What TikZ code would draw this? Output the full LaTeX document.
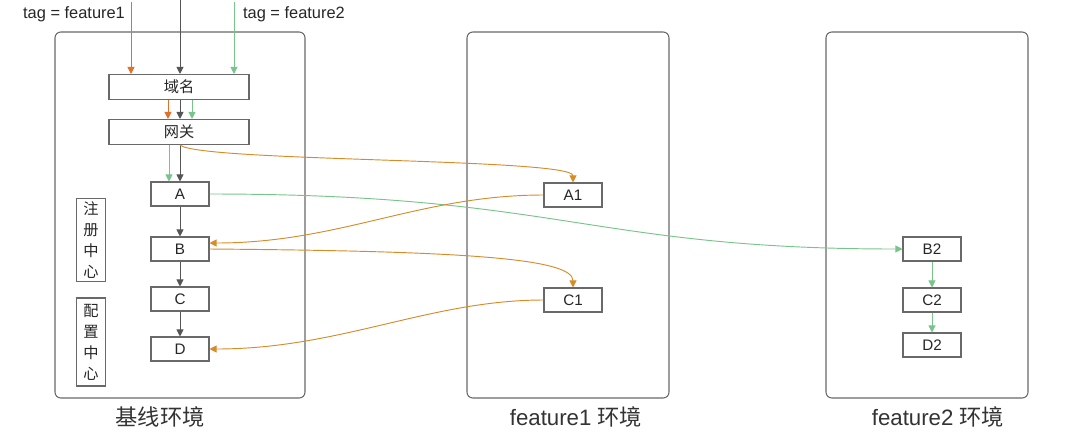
\documentclass[tikz,border=0pt]{standalone}
\usepackage{fontspec}
\setmainfont{Liberation Sans}
\newfontfamily\cjk{Noto Sans CJK SC}
\usepackage{tikz}
\usetikzlibrary{positioning, arrows.meta, calc}
\definecolor{lngray}{RGB}{85,85,85}
\definecolor{bxgray}{RGB}{105,105,105}
\definecolor{tagorg}{RGB}{226,112,38}
\definecolor{crvorg}{RGB}{214,140,40}
\definecolor{taggrn}{RGB}{120,196,138}
\tikzset{
  envbox/.style  = {draw=bxgray, line width=0.9pt, rounded corners=5pt},
  svcbox/.style  = {draw=bxgray, line width=0.9pt, fill=white,
                    minimum width=17.4mm, minimum height=7.2mm,
                    inner sep=0pt, text=black!85,
                    font=\fontsize{13}{15}\selectfont},
  gwbox/.style   = {svcbox, minimum width=42mm, minimum height=7.5mm,
                    font=\fontsize{13}{15}\selectfont\cjk},
  vbox/.style    = {draw=bxgray, line width=0.9pt, minimum width=8.7mm,
                    inner sep=0pt, align=center, text=black!85,
                    font=\fontsize{13}{18}\selectfont\cjk},
  envlabel/.style = {font=\fontsize{19}{21}\selectfont, text=black!80},
  taglabel/.style = {font=\fontsize{14}{16}\selectfont, text=black!85},
  grayarr/.style = {-{Triangle[width=6pt,length=6pt]}, line width=0.8pt, lngray},
  orgarr/.style  = {-{Triangle[width=6pt,length=6pt]}, line width=0.8pt, tagorg},
  crvarr/.style  = {-{Triangle[width=6pt,length=6pt]}, line width=0.8pt, crvorg},
  grnarr/.style  = {-{Triangle[width=6pt,length=6pt]}, line width=0.8pt, taggrn},
}
\begin{document}
\begin{tikzpicture}[x=0.3mm, y=-0.3mm]
  \useasboundingbox (0,0) rectangle (1080,431);
  % environments
  \draw[envbox] (55,32) rectangle (305,398);
  \draw[envbox] (467,32) rectangle (669,398);
  \draw[envbox] (826,32) rectangle (1028,398);
  \node[envlabel] (lbase) at (160,417) {\cjk 基线环境};
  \node[envlabel] (lfeat1) at (576,417) {feature1 {\cjk 环境}};
  \node[envlabel] (lfeat2) at (938,417) {feature2 {\cjk 环境}};

  % baseline services
  \node[gwbox] (dns) at (179,87) {域名};
  \node[gwbox] (gw) at (179,132) {网关};
  \node[svcbox] (a) at (180,194) {A};
  \node[svcbox] (b) at (180,249) {B};
  \node[svcbox] (c) at (180,299) {C};
  \node[svcbox] (d) at (180,349) {D};
  \node[vbox, minimum height=24.9mm] (reg) at (91,240) {注\\册\\中\\心};
  \node[vbox, minimum height=26.4mm] (cfg) at (91,342) {配\\置\\中\\心};

  % feature envs
  \node[svcbox] (a1) at (573,195) {A1};
  \node[svcbox] (c1) at (573,300) {C1};
  \node[svcbox] (b2) at (932,249) {B2};
  \node[svcbox] (c2) at (932,300) {C2};
  \node[svcbox] (d2) at (932,345) {D2};

  % incoming traffic
  \coordinate (inorg) at (131,2);
  \coordinate (ingry) at (180,0);
  \coordinate (ingrn) at (234,2);
  \node[taglabel, anchor=east] (tag1) at (129,14) {tag = feature1};
  \node[taglabel, anchor=west] (tag2) at (239,14) {tag = feature2};
  \draw[orgarr] (inorg) -- (inorg |- dns.north);
  \draw[grayarr] (ingry) -- (ingry |- dns.north);
  \draw[grnarr] (ingrn) -- (ingrn |- dns.north);

  \draw[orgarr] ($(dns.south)+(-11,0)$) -- ($(gw.north)+(-11,0)$);
  \draw[grayarr] ($(dns.south)+(1,0)$) -- ($(gw.north)+(1,0)$);
  \draw[grnarr] ($(dns.south)+(13,0)$) -- ($(gw.north)+(13,0)$);

  \draw[grnarr] ($(gw.south)+(-10,0)$) -- ($(a.north)+(-11,0)$);
  \draw[grayarr] ($(gw.south)+(1,0)$) -- (a.north);
  \draw[grayarr] (a) -- (b);
  \draw[grayarr] (b) -- (c);
  \draw[grayarr] (c) -- (d);
  \draw[grnarr] (b2) -- (c2);
  \draw[grnarr] (c2) -- (d2);

  % cross-environment calls
  \draw[crvarr] ($(gw.south)+(1,0)$) .. controls (200,162) and (573,158) .. (a1.north);
  \draw[grnarr] (a.east) .. controls (560,194) and (590,249) .. (b2.west);
  \draw[crvarr] (a1.west) .. controls (420,195) and (340,243) .. ($(b.east)+(0,-6)$);
  \draw[crvarr] (b.east) .. controls (460,251) and (573,258) .. (c1.north);
  \draw[crvarr] (c1.west) .. controls (430,300) and (340,349) .. (d.east);
\end{tikzpicture}
\end{document}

▶ _Aim_
Leave out the pictures and print every line of the data exactly.

▶ _Solution_
What TikZ code would draw this? Output the full LaTeX document.
\documentclass[tikz,border=0pt]{standalone}
\usepackage{fontspec}
\setmainfont{Liberation Sans}
\newfontfamily\cjk{Noto Sans CJK SC}
\usepackage{tikz}
\usetikzlibrary{positioning, arrows.meta, calc}
\definecolor{lngray}{RGB}{85,85,85}
\definecolor{bxgray}{RGB}{105,105,105}
\definecolor{tagorg}{RGB}{226,112,38}
\definecolor{crvorg}{RGB}{214,140,40}
\definecolor{taggrn}{RGB}{120,196,138}
\tikzset{
  envbox/.style  = {draw=bxgray, line width=0.9pt, rounded corners=5pt},
  svcbox/.style  = {draw=bxgray, line width=0.9pt, fill=white,
                    minimum width=17.4mm, minimum height=7.2mm,
                    inner sep=0pt, text=black!85,
                    font=\fontsize{13}{15}\selectfont},
  gwbox/.style   = {svcbox, minimum width=42mm, minimum height=7.5mm,
                    font=\fontsize{13}{15}\selectfont\cjk},
  vbox/.style    = {draw=bxgray, line width=0.9pt, minimum width=8.7mm,
                    inner sep=0pt, align=center, text=black!85,
                    font=\fontsize{13}{18}\selectfont\cjk},
  envlabel/.style = {font=\fontsize{19}{21}\selectfont, text=black!80},
  taglabel/.style = {font=\fontsize{14}{16}\selectfont, text=black!85},
  grayarr/.style = {-{Triangle[width=6pt,length=6pt]}, line width=0.8pt, lngray},
  orgarr/.style  = {-{Triangle[width=6pt,length=6pt]}, line width=0.8pt, tagorg},
  crvarr/.style  = {-{Triangle[width=6pt,length=6pt]}, line width=0.8pt, crvorg},
  grnarr/.style  = {-{Triangle[width=6pt,length=6pt]}, line width=0.8pt, taggrn},
}
\begin{document}
\begin{tikzpicture}[x=0.3mm, y=-0.3mm]
  \useasboundingbox (0,0) rectangle (1080,431);
  % environments
  \draw[envbox] (55,32) rectangle (305,398);
  \draw[envbox] (467,32) rectangle (669,398);
  \draw[envbox] (826,32) rectangle (1028,398);
  \node[envlabel] (lbase) at (160,417) {\cjk 基线环境};
  \node[envlabel] (lfeat1) at (576,417) {feature1 {\cjk 环境}};
  \node[envlabel] (lfeat2) at (938,417) {feature2 {\cjk 环境}};

  % baseline services
  \node[gwbox] (dns) at (179,87) {域名};
  \node[gwbox] (gw) at (179,132) {网关};
  \node[svcbox] (a) at (180,194) {A};
  \node[svcbox] (b) at (180,249) {B};
  \node[svcbox] (c) at (180,299) {C};
  \node[svcbox] (d) at (180,349) {D};
  \node[vbox, minimum height=24.9mm] (reg) at (91,240) {注\\册\\中\\心};
  \node[vbox, minimum height=26.4mm] (cfg) at (91,342) {配\\置\\中\\心};

  % feature envs
  \node[svcbox] (a1) at (573,195) {A1};
  \node[svcbox] (c1) at (573,300) {C1};
  \node[svcbox] (b2) at (932,249) {B2};
  \node[svcbox] (c2) at (932,300) {C2};
  \node[svcbox] (d2) at (932,345) {D2};

  % incoming traffic
  \coordinate (inorg) at (131,2);
  \coordinate (ingry) at (180,0);
  \coordinate (ingrn) at (234,2);
  \node[taglabel, anchor=east] (tag1) at (129,14) {tag = feature1};
  \node[taglabel, anchor=west] (tag2) at (239,14) {tag = feature2};
  \draw[orgarr] (inorg) -- (inorg |- dns.north);
  \draw[grayarr] (ingry) -- (ingry |- dns.north);
  \draw[grnarr] (ingrn) -- (ingrn |- dns.north);

  \draw[orgarr] ($(dns.south)+(-11,0)$) -- ($(gw.north)+(-11,0)$);
  \draw[grayarr] ($(dns.south)+(1,0)$) -- ($(gw.north)+(1,0)$);
  \draw[grnarr] ($(dns.south)+(13,0)$) -- ($(gw.north)+(13,0)$);

  \draw[grnarr] ($(gw.south)+(-10,0)$) -- ($(a.north)+(-11,0)$);
  \draw[grayarr] ($(gw.south)+(1,0)$) -- (a.north);
  \draw[grayarr] (a) -- (b);
  \draw[grayarr] (b) -- (c);
  \draw[grayarr] (c) -- (d);
  \draw[grnarr] (b2) -- (c2);
  \draw[grnarr] (c2) -- (d2);

  % cross-environment calls
  \draw[crvarr] ($(gw.south)+(1,0)$) .. controls (200,162) and (573,158) .. (a1.north);
  \draw[grnarr] (a.east) .. controls (560,194) and (590,249) .. (b2.west);
  \draw[crvarr] (a1.west) .. controls (420,195) and (340,243) .. ($(b.east)+(0,-6)$);
  \draw[crvarr] (b.east) .. controls (460,251) and (573,258) .. (c1.north);
  \draw[crvarr] (c1.west) .. controls (430,300) and (340,349) .. (d.east);
\end{tikzpicture}
\end{document}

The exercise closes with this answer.